Even with this setback, Team 747 was making good progress until water in the fuel system slowed them further but they finished second in class astern of Gee and are ready for another day’s racing and some closer combat in a class which has now been reduced to four boats.

Day Two, today, of the 2008 Round Britain Powerboat Race was an surreal experience for most of the 400 people directly involved, writes John Walker. As one observer noted, Parry Thomas used to create world land speed records on the Pendine Sands, just east of Milford Haven but for today’s powerboat racers, there would be no record set, on the race day that never was. It was scheduled to be the day that the 45 boats still in contention raced 180 nautical miles from Plymouth in Devon to Pembroke Dock in Milford Haven, Pembrokeshire, passing the big milestone of Lands End and crossing the Bristol Channel but it didn’t happen.

Waking up to a meteorological prediction of  south westerly winds of Force 5-7 with occasional touches of 8, all delivered by TV forecasters jolly as ravens, Safety Officer, Richard Salaman, was pondering the nonsense of launching his fleet into the western approaches but it was a no-brainer and after considering a delay to take advantage of any reduction in wind speed as the day progressed, the Race Committee accepted the inevitable and cancelled the day’s racing.

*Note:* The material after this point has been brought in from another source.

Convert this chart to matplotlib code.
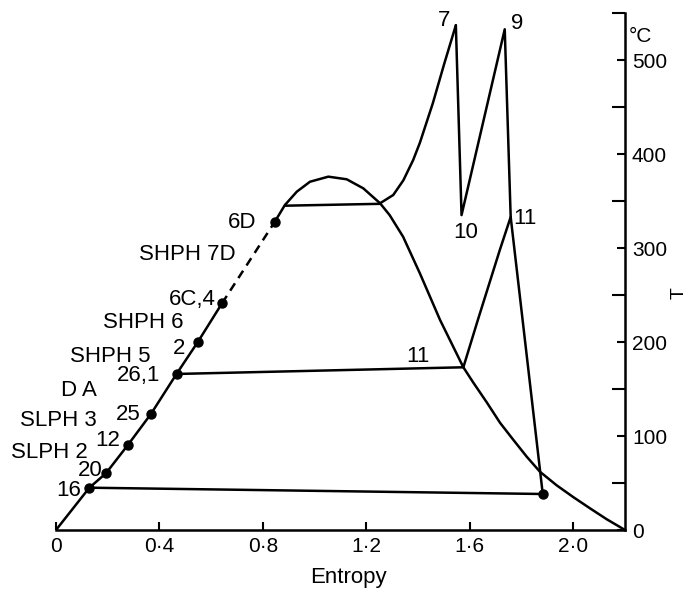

The alternatives were then twofold. One, to slip the schedule by one day, with all the administrative logistical horrors to organisers and teams or two, lose the second leg and re-start on the scheduled day from Milford Haven, leaving the competitors to make their own way to South Wales on land or sea. After the battering of the first day, most teams happily opted for the second alternative but those who lacked road trailers looked glum; after all, cruising 180 miles in a Force 7 would be little different to racing those same miles so the prospect was not entrancing.

As those teams without trailers began to pull in favours, upsetting the Sunday morning lie-in of more than a few hauliers and chums with their plaintive requests, the wise virgins of the fleet and their support crews began to load up, shape up and ship out for the run up the M5 and M4, beginning to arrive in the Pembroke Docks in mid-afternoon. Sitting on that dockside, listening to the French F1 Grand Prix in a vehicle buffeted  by what was still a substantial wind, the unreality of the situation was underlined by history.

There may have been none of today’s race boats in the Haven but just after lunch, a boat appeared over the horizon with race numbers and on closer inspection, it turned out to be one of the two Miss Bovril Triana 25s that competed in the 1969 race, one of which was owned by South Wales businessman, David Bassett. Could it have been him at the wheel, looking to re-live the glory of days gone by? We shall never know, as having seen 100% of nothing going on, it sped away west, into the teeth of the gale.

Perversely, the met forecast for Day Three, tomorrow, suggests no wind at all over the Irish Sea, a circumstance that will appeal greatly to the crews as they make their way to Bangor, on arguably the toughest leg of this race.